The first hour of Interstellar consists of scene-setting and exposition—which drives home the stakes nicely, the way I wish Avatar had bothered to—and then director Christopher Nolan slingshots us, and some of the cast, out into deep, deep space. There are awkwardly constructed robots, one of which is intimately familiar with Arthur C. Clarke classics. There are difficult and personal decisions to be made on the journey. There is a very literal long distance separation between Cooper and his children, who age faster than he does due to some scientific principles I don’t quite comprehend. Most of all—and here’s the kicker—there’s a lot that a reviewer can’t say without ruining this movie for anyone who might want to see it. What I can say is that Interstellar is visually striking, and should be viewed in a theater. Watching McConaughey, Anne Hathaway, and others tumble through sterile spaces in simulated zero gravity excites and unnerves. There is a water planet with mammoth, five-story high waves, and a frozen planet framed by ice clouds that resemble Iceland. Wild, boisterous pyrotechnics dazzle in through-the-wormhole sequences, and the orange, acorn-shape of Gargantua, viewed from a distance, will blaze in your mind for days. A fair amount of bulky module/ship/hull/launcher space porn is in evidence here—and some of it explodes, silently, in space, which is somehow more horrible than it blowing up within a planet’s atmosphere. There is a scene where McConaughey drifts through an impossible nimbus of light that is more than worth the price of admission. Those robots will never stop creeping you out, simply by continuing to exist. And if you have watched, say, SunshineAlien, or Ghost Ship, you know damned well that very little good comes of pursuing prior missions whose crews haven’t been heard from.
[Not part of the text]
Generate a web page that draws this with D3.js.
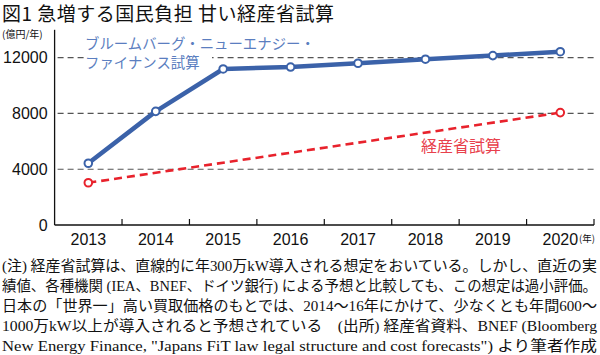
<!DOCTYPE html>
<html><head><meta charset="utf-8">
<script src="https://cdn.jsdelivr.net/npm/d3@7"></script>
<style>
html,body{margin:0;padding:0;background:#fff;}
svg{display:block;}
</style></head>
<body>
<svg id="chart" width="600" height="355"></svg>
<script>
const years = ["2013","2014","2015","2016","2017","2018","2019","2020"];
const bnefValues = [4430, 8150, 11190, 11330, 11600, 11890, 12150, 12430];
const metiYears = ["2013","2020"];
const metiValues = [3030, 8060];
const yTicks = [0, 4000, 8000, 12000];
const title = "図1 急増する国民負担 甘い経産省試算";
const unitLabel = "(億円/年)";
const xUnit = "(年)";
const bnefLabel = ["ブルームバーグ・ニューエナジー・", "ファイナンス試算"];
const metiLabel = "経産省試算";
const notes = [
  "(注) 経産省試算は、直線的に年300万kW導入される想定をおいている。しかし、直近の実",
  "績値、各種機関 (IEA、BNEF、ドイツ銀行) による予想と比較しても、この想定は過小評価。",
  "日本の「世界一」高い買取価格のもとでは、2014～16年にかけて、少なくとも年間600～",
  "1000万kW以上が導入されると予想されている　(出所) 経産省資料、BNEF (Bloomberg",
  "New Energy Finance, \"Japans FiT law legal structure and cost forecasts\") より筆者作成"
];

(function(){
const svg = d3.select("#chart");
const pL = 54.6, pR = 594, pT = 29.8, pB = 225;
const x = d3.scaleBand().domain(years).range([pL, pR]).padding(0);
const y = d3.scaleLinear().domain([0, 14000]).range([pB, pT]);
const cx = d => x(d) + x.bandwidth() / 2;
const blue = "#3b62a9", red = "#e8222c";

svg.append("text").attr("x", 2).attr("y", 21)
  .attr("font-family", "'Noto Sans CJK JP', sans-serif").attr("font-size", 19)
  .attr("fill", "#111").attr("textLength", 332).attr("lengthAdjust", "spacing").text(title);

svg.append("text").attr("x", 2).attr("y", 38)
  .attr("font-family", "'Noto Sans CJK JP', sans-serif").attr("font-size", 10)
  .attr("fill", "#111").text(unitLabel);

svg.append("g").selectAll("line").data(yTicks.filter(d => d > 0)).join("line")
  .attr("x1", pL + 3).attr("x2", pR)
  .attr("y1", d => y(d)).attr("y2", d => y(d))
  .attr("stroke", "#555").attr("stroke-width", 1.2).attr("stroke-dasharray", "6,4");

const yAxis = d3.axisLeft(y).tickValues(yTicks).tickSize(0).tickPadding(7).tickFormat(d3.format("d"));
const gy = svg.append("g").attr("transform", `translate(${pL},0)`).call(yAxis);
gy.select(".domain").remove();
gy.selectAll("text").attr("font-family", "'Liberation Sans', Arial, sans-serif").attr("font-size", 16).attr("fill", "#111");
svg.append("line").attr("x1", pL).attr("x2", pL).attr("y1", pT).attr("y2", pB)
  .attr("stroke", "#111").attr("stroke-width", 1.3);

const xAxis = d3.axisBottom(x).tickSize(0).tickPadding(9);
const gx = svg.append("g").attr("transform", `translate(0,${pB})`).call(xAxis);
gx.select(".domain").remove();
gx.selectAll("text").attr("font-family", "'Liberation Sans', Arial, sans-serif").attr("font-size", 16).attr("fill", "#111");
svg.append("line").attr("x1", pL).attr("x2", pR).attr("y1", pB).attr("y2", pB)
  .attr("stroke", "#111").attr("stroke-width", 1.3);
svg.append("g").selectAll("line").data(years).join("line")
  .attr("x1", d => x(d) + x.bandwidth()).attr("x2", d => x(d) + x.bandwidth())
  .attr("y1", pB).attr("y2", pB - 6).attr("stroke", "#111").attr("stroke-width", 1.2);
svg.append("text").attr("x", pR + 1).attr("y", 242).attr("text-anchor", "end")
  .attr("font-family", "'Noto Sans CJK JP', sans-serif").attr("font-size", 9.5)
  .attr("fill", "#111").text(xUnit);

svg.append("rect").attr("x", 84).attr("y", 53).attr("width", 128).attr("height", 18).attr("fill", "#fff");
svg.append("g").selectAll("text").data(bnefLabel).join("text")
  .attr("x", 85).attr("y", (d, i) => 49 + i * 19)
  .attr("font-family", "'Noto Sans CJK JP', sans-serif").attr("font-size", 14.4)
  .attr("fill", "#5b7ec0").text(d => d);

const metiData = metiYears.map((d, i) => ({year: d, v: metiValues[i]}));
const line = d3.line().x(d => cx(d.year)).y(d => y(d.v));
svg.append("path").datum(metiData).attr("d", line)
  .attr("fill", "none").attr("stroke", red).attr("stroke-width", 2.6).attr("stroke-dasharray", "8,5");
svg.append("g").selectAll("circle").data(metiData).join("circle")
  .attr("cx", d => cx(d.year)).attr("cy", d => y(d.v)).attr("r", 3.8)
  .attr("fill", "#fff").attr("stroke", red).attr("stroke-width", 2);
svg.append("text").attr("x", 421).attr("y", 152)
  .attr("font-family", "'Noto Sans CJK JP', sans-serif").attr("font-size", 16)
  .attr("fill", "#e8404c").text(metiLabel);

const bnefData = years.map((d, i) => ({year: d, v: bnefValues[i]}));
svg.append("path").datum(bnefData).attr("d", line)
  .attr("fill", "none").attr("stroke", blue).attr("stroke-width", 4.5).attr("stroke-linejoin", "round");
svg.append("g").selectAll("circle").data(bnefData).join("circle")
  .attr("cx", d => cx(d.year)).attr("cy", d => y(d.v)).attr("r", 3.8)
  .attr("fill", "#fff").attr("stroke", blue).attr("stroke-width", 2);

svg.append("g").selectAll("text").data(notes).join("text")
  .attr("x", 2).attr("y", (d, i) => 271 + i * 20)
  .attr("font-family", "'Liberation Serif', 'Noto Sans CJK JP', serif").attr("font-size", 14.5)
  .attr("fill", "#111")
  .attr("textLength", 595).attr("lengthAdjust", "spacingAndGlyphs")
  .text(d => d);
})();
</script>
</body></html>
However you feel about the late reveals—which may send you scrambling to rent and re-watch The Abyss—one inevitably comes away from Interstellar supremely awed, bowed, and humbled by the sheer vastness of space and possibility. Could Nolan have handled the human elements better here? Sure, but it’s important to understand that while love is the key complicating plot factor in this movie, Interstellar is much more concerned with big ideas, and how tightly we’ve got to hold onto them if we’re to survive long enough to sweat the smaller stuff—something a lot of great science-fiction authors, throughout the years, have understood this very well.